As I write, controversy rages over plans to explore for coal in another area of the Liverpool Plains.
Very few Australians know the Liverpool Plains as such, although many have driven through them along the New England Highway. Yet this is not a small area, totalling around 1.2 million hectares.
The Plains lie on the western slopes of New England's Great Dividing Range, so the New England Tablelands form the eastern boundary.
The Liverpool Range forms the southern boundary.
This range starts from the Barrington Tops volcanic plateau and runs for about 100 km westwards, in so doing forming the northern boundary of the Hunter Valley, before merging into the Warrumbungle Range, the Plains' western boundary.
The Liverpool Range itself can be quite high (1300 metres) and rugged and formed a significant barrier to the expansion of settlement in the early period of British settlement in New South Wales. This was frontier country, marking the edge of the thirty nine counties proclaimed by the Governor in Sydney as the limits of settlement.
The first route across the range was Pandoras Pass discovered by Allan Cunningham (botanist). This is located near the western end of the range, north from the town of Coolah and within Coolah Tops National Park.
Most Australians will know Nowland Pass or Murrurundi Gap better. Here the New England Highway climbs sharply up the Range, leaving the Hunter Valley behind. The Great Northern Railway crosses under this pass via Ardglen Tunnel. Further to the east lies the country and journey that I described in Secrets of New England - along the Fossickers Way Day Two.

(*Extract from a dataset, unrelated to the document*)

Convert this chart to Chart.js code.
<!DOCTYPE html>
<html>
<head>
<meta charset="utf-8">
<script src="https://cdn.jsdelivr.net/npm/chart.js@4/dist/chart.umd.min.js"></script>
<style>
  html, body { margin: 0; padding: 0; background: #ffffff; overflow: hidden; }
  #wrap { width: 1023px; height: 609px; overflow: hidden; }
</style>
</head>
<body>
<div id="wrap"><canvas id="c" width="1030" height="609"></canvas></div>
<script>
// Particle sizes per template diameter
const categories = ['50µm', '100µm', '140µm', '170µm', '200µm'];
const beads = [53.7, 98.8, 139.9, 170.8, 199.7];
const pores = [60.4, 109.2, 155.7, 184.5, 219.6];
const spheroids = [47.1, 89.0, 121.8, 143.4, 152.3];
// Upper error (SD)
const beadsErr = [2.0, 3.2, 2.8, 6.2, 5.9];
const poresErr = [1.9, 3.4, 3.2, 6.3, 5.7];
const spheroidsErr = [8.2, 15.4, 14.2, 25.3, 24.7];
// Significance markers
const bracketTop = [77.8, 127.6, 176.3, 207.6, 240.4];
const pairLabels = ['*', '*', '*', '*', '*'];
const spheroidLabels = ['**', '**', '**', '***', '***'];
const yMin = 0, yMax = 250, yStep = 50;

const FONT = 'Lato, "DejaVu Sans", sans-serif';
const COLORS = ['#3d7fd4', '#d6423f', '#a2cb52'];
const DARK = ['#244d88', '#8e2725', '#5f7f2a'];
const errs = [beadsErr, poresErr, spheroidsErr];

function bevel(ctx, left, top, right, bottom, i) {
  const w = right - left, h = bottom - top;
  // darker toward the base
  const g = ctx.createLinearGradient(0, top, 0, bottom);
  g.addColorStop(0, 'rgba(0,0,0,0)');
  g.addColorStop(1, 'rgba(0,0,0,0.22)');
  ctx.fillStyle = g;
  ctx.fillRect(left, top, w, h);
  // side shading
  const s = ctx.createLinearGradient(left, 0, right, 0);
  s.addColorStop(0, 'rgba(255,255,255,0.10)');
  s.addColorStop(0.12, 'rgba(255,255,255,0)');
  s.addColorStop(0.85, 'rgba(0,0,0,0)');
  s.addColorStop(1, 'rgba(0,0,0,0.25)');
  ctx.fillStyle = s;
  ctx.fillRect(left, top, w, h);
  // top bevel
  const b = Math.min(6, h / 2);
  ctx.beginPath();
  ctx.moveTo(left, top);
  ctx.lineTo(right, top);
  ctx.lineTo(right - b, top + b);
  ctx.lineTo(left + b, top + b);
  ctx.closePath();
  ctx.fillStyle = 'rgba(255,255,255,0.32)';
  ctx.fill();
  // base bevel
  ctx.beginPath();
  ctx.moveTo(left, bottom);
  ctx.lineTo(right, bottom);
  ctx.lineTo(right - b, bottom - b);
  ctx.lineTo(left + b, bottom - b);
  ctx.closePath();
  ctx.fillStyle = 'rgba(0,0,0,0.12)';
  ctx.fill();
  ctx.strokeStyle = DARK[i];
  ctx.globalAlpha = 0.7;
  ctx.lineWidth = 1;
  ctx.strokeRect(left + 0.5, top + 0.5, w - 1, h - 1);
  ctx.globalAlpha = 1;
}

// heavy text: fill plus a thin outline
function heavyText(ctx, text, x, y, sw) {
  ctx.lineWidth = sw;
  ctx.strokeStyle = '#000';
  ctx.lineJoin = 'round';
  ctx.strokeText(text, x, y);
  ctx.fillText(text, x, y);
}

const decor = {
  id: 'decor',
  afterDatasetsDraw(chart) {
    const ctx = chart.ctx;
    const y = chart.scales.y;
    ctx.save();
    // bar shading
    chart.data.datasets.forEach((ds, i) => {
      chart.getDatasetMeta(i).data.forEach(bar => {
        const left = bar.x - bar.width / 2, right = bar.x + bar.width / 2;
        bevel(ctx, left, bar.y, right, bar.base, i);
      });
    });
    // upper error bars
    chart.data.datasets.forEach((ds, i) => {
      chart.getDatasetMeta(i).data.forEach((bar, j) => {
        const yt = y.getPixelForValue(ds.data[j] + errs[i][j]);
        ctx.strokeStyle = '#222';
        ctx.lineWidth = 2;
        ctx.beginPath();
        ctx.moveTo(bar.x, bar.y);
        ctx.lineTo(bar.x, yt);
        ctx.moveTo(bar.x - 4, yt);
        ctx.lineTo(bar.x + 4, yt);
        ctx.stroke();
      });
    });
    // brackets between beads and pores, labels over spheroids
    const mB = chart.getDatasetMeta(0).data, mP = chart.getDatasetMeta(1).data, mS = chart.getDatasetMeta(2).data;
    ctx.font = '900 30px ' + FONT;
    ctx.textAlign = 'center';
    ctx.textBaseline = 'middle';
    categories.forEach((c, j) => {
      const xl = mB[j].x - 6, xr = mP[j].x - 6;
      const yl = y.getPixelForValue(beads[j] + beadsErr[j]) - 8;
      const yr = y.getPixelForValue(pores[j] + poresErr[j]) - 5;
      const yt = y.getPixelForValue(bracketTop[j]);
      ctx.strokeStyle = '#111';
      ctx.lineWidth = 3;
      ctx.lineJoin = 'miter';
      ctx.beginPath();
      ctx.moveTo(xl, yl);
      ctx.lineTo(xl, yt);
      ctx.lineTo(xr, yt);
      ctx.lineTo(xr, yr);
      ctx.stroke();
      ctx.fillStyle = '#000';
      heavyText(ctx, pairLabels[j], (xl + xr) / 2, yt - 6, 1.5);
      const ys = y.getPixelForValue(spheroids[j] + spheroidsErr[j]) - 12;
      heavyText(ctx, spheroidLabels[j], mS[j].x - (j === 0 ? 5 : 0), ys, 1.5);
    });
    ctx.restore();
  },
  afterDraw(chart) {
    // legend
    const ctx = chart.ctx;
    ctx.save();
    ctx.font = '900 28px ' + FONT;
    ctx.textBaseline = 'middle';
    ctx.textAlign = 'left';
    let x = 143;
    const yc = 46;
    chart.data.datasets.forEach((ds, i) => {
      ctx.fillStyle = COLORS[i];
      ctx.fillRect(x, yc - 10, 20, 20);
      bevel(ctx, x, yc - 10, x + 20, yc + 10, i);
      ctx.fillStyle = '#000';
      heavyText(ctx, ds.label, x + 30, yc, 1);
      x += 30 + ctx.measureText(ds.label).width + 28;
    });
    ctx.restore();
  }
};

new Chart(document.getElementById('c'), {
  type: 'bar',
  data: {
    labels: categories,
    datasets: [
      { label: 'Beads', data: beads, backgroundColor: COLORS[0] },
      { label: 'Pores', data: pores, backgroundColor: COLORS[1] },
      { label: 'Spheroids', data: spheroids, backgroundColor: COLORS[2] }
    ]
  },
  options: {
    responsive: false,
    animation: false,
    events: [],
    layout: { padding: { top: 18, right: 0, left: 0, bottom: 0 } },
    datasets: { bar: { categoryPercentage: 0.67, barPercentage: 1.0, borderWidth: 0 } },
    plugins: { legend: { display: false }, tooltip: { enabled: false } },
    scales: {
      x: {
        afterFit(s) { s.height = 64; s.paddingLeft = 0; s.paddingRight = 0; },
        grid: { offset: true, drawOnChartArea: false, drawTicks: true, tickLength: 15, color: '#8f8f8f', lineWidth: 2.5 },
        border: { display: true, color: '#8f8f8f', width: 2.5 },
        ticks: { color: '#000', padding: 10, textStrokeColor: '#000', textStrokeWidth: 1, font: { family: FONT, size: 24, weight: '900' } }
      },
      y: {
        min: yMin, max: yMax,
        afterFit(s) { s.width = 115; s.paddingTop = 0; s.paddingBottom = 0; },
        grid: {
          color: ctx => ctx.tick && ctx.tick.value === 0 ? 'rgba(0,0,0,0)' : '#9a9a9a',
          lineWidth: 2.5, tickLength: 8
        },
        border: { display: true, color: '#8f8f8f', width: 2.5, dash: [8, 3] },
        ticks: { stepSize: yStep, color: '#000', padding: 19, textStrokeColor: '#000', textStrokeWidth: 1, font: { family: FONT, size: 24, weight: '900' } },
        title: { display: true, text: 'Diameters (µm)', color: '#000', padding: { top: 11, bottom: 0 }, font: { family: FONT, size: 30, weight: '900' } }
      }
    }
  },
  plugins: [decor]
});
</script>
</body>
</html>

If the Plains are bounded by the Tablelands on the east, the Liverpool Range on the south and the Warrumbungle Range on the west, what is the northern boundary? I have never been sure. In my mind, driving north from Tamworth along Fossickers Way, the Plains end with the first of the western spurs from the Tablelands.
This was originally Kamilaroi country. With European intrusion, it became part of the Australian Agricultural Company's vast holdings. Tamworth, the Plains' main centre, began as a small village surrounded by AA holdings.
With the break-up of the big stations, the Plains became prime agricultural land, a wealthy wheat farming district. This remains true today, and lies at the heart of the conflict between mining - large coal deposits lie under parts of the Plains - and farming.